— EXERCISE —
Locate the word "with" in the data below, then copy every line that holds it.

*** DATA BLOCK

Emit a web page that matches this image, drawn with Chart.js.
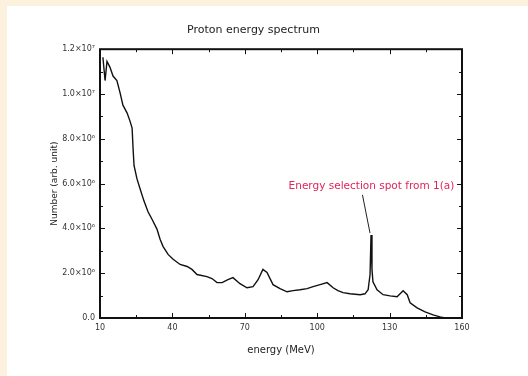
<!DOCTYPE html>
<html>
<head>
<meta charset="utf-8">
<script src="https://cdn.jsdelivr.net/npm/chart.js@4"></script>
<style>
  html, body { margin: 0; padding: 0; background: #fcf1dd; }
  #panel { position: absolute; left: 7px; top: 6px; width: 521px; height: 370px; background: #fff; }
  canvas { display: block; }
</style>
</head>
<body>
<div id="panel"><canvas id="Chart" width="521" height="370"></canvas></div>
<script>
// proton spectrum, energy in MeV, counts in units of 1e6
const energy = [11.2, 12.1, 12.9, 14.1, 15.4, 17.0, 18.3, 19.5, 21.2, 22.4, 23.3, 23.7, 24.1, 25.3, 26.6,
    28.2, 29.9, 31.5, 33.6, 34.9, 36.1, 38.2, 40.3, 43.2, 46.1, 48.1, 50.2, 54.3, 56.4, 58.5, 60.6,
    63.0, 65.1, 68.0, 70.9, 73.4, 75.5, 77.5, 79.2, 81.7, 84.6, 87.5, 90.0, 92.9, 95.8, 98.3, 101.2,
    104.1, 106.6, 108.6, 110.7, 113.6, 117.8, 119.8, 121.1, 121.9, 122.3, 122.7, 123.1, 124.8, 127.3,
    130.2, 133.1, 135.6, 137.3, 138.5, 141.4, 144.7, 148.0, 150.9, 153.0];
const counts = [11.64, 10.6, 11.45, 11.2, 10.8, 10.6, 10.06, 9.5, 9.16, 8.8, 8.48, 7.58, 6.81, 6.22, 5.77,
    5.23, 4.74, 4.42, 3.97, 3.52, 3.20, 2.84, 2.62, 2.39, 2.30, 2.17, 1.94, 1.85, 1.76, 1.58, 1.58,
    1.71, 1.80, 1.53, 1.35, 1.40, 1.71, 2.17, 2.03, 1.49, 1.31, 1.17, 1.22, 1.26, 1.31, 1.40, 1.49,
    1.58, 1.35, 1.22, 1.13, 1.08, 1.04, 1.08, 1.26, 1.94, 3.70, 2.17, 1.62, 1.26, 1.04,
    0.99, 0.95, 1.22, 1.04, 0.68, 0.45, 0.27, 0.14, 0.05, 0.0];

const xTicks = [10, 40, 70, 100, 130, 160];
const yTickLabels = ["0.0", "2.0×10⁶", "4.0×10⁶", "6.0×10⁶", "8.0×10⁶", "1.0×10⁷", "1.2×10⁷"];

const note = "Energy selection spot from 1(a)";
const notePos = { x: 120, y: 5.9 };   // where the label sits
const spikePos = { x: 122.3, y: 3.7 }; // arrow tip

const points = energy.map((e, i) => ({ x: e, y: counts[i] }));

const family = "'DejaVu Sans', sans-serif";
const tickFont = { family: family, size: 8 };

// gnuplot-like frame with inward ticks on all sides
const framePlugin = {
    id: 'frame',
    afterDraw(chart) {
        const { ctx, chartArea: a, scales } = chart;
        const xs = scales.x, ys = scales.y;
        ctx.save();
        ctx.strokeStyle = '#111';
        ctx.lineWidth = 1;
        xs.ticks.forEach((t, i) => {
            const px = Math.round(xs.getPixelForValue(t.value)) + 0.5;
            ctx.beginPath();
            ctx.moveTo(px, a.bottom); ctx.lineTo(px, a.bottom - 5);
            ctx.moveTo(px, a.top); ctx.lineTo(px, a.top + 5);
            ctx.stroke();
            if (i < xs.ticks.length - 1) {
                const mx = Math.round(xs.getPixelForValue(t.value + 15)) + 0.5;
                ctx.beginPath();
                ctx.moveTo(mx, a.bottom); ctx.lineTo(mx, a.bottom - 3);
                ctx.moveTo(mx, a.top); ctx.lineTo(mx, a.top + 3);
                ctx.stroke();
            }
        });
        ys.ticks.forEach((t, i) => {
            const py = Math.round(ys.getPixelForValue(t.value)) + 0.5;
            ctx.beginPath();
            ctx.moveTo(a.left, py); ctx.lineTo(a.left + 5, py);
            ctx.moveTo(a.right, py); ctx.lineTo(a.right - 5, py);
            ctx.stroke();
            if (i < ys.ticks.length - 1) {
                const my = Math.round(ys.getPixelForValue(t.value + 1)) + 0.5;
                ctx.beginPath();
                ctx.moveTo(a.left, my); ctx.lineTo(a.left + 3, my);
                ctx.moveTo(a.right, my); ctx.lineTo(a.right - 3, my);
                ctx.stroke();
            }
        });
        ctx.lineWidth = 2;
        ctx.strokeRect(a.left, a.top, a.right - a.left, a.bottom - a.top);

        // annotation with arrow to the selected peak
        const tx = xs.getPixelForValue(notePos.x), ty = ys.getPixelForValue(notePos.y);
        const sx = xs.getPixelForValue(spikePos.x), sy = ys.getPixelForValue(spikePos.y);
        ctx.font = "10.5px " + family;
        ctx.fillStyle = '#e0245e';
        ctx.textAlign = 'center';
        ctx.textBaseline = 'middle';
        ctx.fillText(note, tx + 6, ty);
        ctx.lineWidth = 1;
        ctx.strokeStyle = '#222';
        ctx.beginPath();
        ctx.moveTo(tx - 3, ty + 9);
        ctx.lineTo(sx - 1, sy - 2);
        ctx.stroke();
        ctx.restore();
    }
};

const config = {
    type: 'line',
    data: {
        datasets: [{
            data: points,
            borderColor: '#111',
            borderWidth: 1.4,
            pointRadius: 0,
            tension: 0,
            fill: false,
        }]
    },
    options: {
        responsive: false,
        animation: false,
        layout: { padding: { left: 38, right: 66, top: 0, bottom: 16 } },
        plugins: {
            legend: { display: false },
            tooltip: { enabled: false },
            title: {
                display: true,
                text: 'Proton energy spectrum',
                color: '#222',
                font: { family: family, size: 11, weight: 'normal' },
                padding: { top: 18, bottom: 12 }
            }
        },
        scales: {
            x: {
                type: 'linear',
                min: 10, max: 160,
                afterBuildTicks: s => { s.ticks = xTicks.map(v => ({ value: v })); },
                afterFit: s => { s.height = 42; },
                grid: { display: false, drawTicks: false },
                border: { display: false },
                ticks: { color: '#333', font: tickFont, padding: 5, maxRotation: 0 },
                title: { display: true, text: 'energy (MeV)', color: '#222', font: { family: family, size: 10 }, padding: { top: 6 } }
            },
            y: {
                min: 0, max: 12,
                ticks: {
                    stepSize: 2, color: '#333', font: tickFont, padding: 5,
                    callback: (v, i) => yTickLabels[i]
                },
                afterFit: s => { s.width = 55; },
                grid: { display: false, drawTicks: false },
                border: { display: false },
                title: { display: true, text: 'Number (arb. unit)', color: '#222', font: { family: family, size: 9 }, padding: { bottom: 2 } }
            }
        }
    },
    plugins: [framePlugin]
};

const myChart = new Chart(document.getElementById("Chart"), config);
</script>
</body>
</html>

******

— FINAL RESULT —
Emit a web page that matches this image, drawn with Chart.js.
// gnuplot-like frame with inward ticks on all sides
        // annotation with arrow to the selected peak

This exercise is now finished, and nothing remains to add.